I think my wife is very “what you see is what you get”, which is why I think it’s a great blog and why I think it is such a well received blog- because it’s pretty much unfiltered.  One of my wife’s old bosses once described her as “sugar and spice”- very accurate.  She is sincerely sweet and can also be spicy, and I think that comes out in her blog.  If she’s ticked off, you’ll hear it in her writing.  I am a much more private person than my wife, but she is very transparent and people respond to that.  She is passionate for God, has spiritual depth, strong convictions, and is a real fighter.  She inspires me in my life and her writing is just a natural extension of who she is.

  1. What’s your best piece of advice to husbands?
Honestly the best advice I have for husbands is to be willing to say you’re sorry- a lot, lol.  I work very hard to maintain a strong friendship with my wife.  We don’t ever let fights linger- I forgive and ask for forgiveness quite a bit.  I need to always check myself- it doesn’t matter who is right or wrong, I need to make sure I am treating my wife right.  If you are willing to do those things it allows you to properly lead in the marriage.  It really is laying your life down and loving your wife like Christ loves the church. You have to model that behavior if you want a good marriage and it takes a lot of patience on both sides.

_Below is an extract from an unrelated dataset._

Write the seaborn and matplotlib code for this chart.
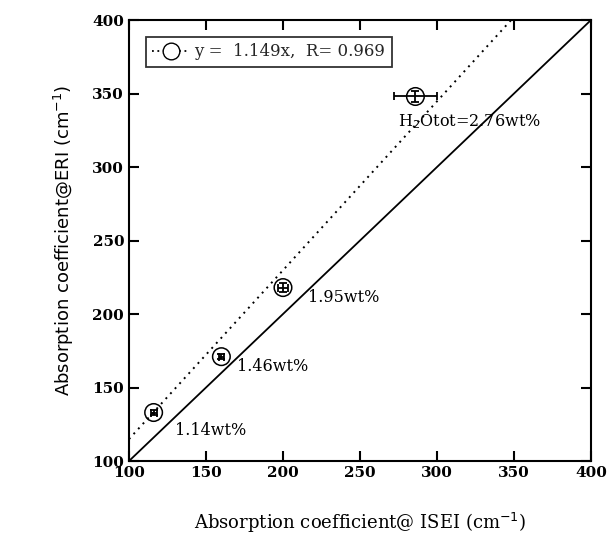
import numpy as np
import pandas as pd
import matplotlib
matplotlib.use("Agg")
import matplotlib.pyplot as plt
import seaborn as sns
from matplotlib.lines import Line2D

# dados
isei = [116, 160, 200, 286]
eri = [133, 171, 218, 348]
isei_err = [2, 1.5, 3, 14]
eri_err = [2, 1.5, 3, 4]
rotulos = ["1.14wt%", "1.46wt%", "1.95wt%", "H$_2$Otot=2.76wt%"]
rotulo_x = [130, 170, 216, 275]
rotulo_y = [121, 164, 211, 331]
slope = 1.149
linha_x = [100, 400]

sns.set_theme(style="ticks")
plt.rcParams['font.family'] = ['DejaVu Serif']

fig = plt.figure(figsize=(6.09, 5.42), dpi=100)
ax = fig.add_axes([0.2118, 0.1494, 0.7586, 0.8136])

df = pd.DataFrame({"isei": isei, "eri": eri})
linhas = pd.DataFrame({"x": linha_x, "y": linha_x, "yfit": [slope * v for v in linha_x]})

sns.lineplot(data=linhas, x="x", y="y", color="black", lw=1.3, ax=ax)
sns.lineplot(data=linhas, x="x", y="yfit", color="black", lw=1.4, ls=(0, (1, 2.5)), ax=ax)
ax.errorbar(isei, eri, xerr=isei_err, yerr=eri_err, fmt="none", ecolor="black",
            elinewidth=1.3, capsize=3, capthick=1.3)
sns.scatterplot(data=df, x="isei", y="eri", marker="o", s=160, facecolor="none",
                edgecolor="black", linewidth=1.1, ax=ax, zorder=5)

for t, tx, ty in zip(rotulos, rotulo_x, rotulo_y):
    ax.text(tx, ty, t, fontsize=11.5, va="center", ha="left", color="black")

# legenda
h = Line2D([], [], color="black", ls=(0, (1, 2)), lw=1.3, marker="o", ms=12,
           mfc="white", mec="black")
leg = ax.legend([h], ["y =  1.149x,  R= 0.969"], loc="upper left", fontsize=12,
                frameon=True, fancybox=False, edgecolor="black", handlelength=2.2,
                handletextpad=0.3, borderaxespad=1.0)
leg.get_frame().set_linewidth(1.3)

ax.set_xlim(100, 400)
ax.set_ylim(100, 400)
ax.set_xticks(np.arange(100, 401, 50))
ax.set_yticks(np.arange(100, 401, 50))
ax.tick_params(direction="in", top=True, right=True, length=7, width=1.5,
               labelsize=11, colors="black")
for lab in ax.get_xticklabels() + ax.get_yticklabels():
    lab.set_fontweight("bold")
for s in ax.spines.values():
    s.set_linewidth(1.5)
    s.set_color("black")

ax.set_xlabel("Absorption coefficient@ ISEI (cm$^{-1}$)", fontsize=13, labelpad=22,
              color="black")
ax.set_ylabel("Absorption coefficient@ERI (cm$^{-1}$)", fontsize=13, labelpad=12,
              family="DejaVu Sans", color="black")

fig.savefig("out.png", dpi=100)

Each person has to give 100%. Ultimately if you are always working on yourself as man and also working on your relationship with God, then some of these things will fall into place a little more naturally.  But it is a lot of work personally and relationally.  You have to really be willing to sacrifice- you can’t be afraid of that.  But it should be- and it is- the most rewarding relationship we can have on this earth.  My wife and I say all the time how amazed we are at how great our marriage is- I am very thankful for it.  

  1. What’s your best piece of advice to fathers?
I feel like I am still learning on this one.  One of my biggest prayers to God is that He would help me to be an incredible father to my kids.  A fear of mine is allowing the busyness of work and the home become an excuse to not put in the effort it takes to be a father who is truly present in my kids lives.  I want to know my kids individually and I want them to know me.  As much work as it seems like it is right now whie they are little, I lnow I am going to blink and they are going to leaving the house.  I don’t really know how to accomplish this, but I know it needs to be at the top of my prayer list.  Several years ago a good friend of mine passed away.  Landen was a really great guy who truly loved and served the Lord.  After he passed, I sat with his father and asked him if he had any advice- I wanted to know how he raised such a great man.  His answer has always stuck with me and is what I strive to do with my kids.  
He said he did these three things:
-We always kept the Word of God before them
-We let our kids see us make mistakes and just be real people
-We let them see the power of the Holy Spirit


  1. What is the funniest incident you have had as a father?
I think the big red clown van I have to drive around is pretty funny.  This proves that a father of 6 young kids needs to have a sense of humor!



I hope you enjoyed hearing from my husband this week!  He is not only my best friend and love of my life, but he is the man whose example I strive to follow as I watch him follow Christ.  I am so thankful to have him in my life, and I think he was a great sport to participate in this!!

On a separate note, I had an incredible experience this past weekend and I am really looking forward to talking about it with you on Friday.  Until then, I hope you have a wonderful week!

1 comment:

  1. I've loved the past three posts, you're family is awesome! Can't wait to hear about your trip!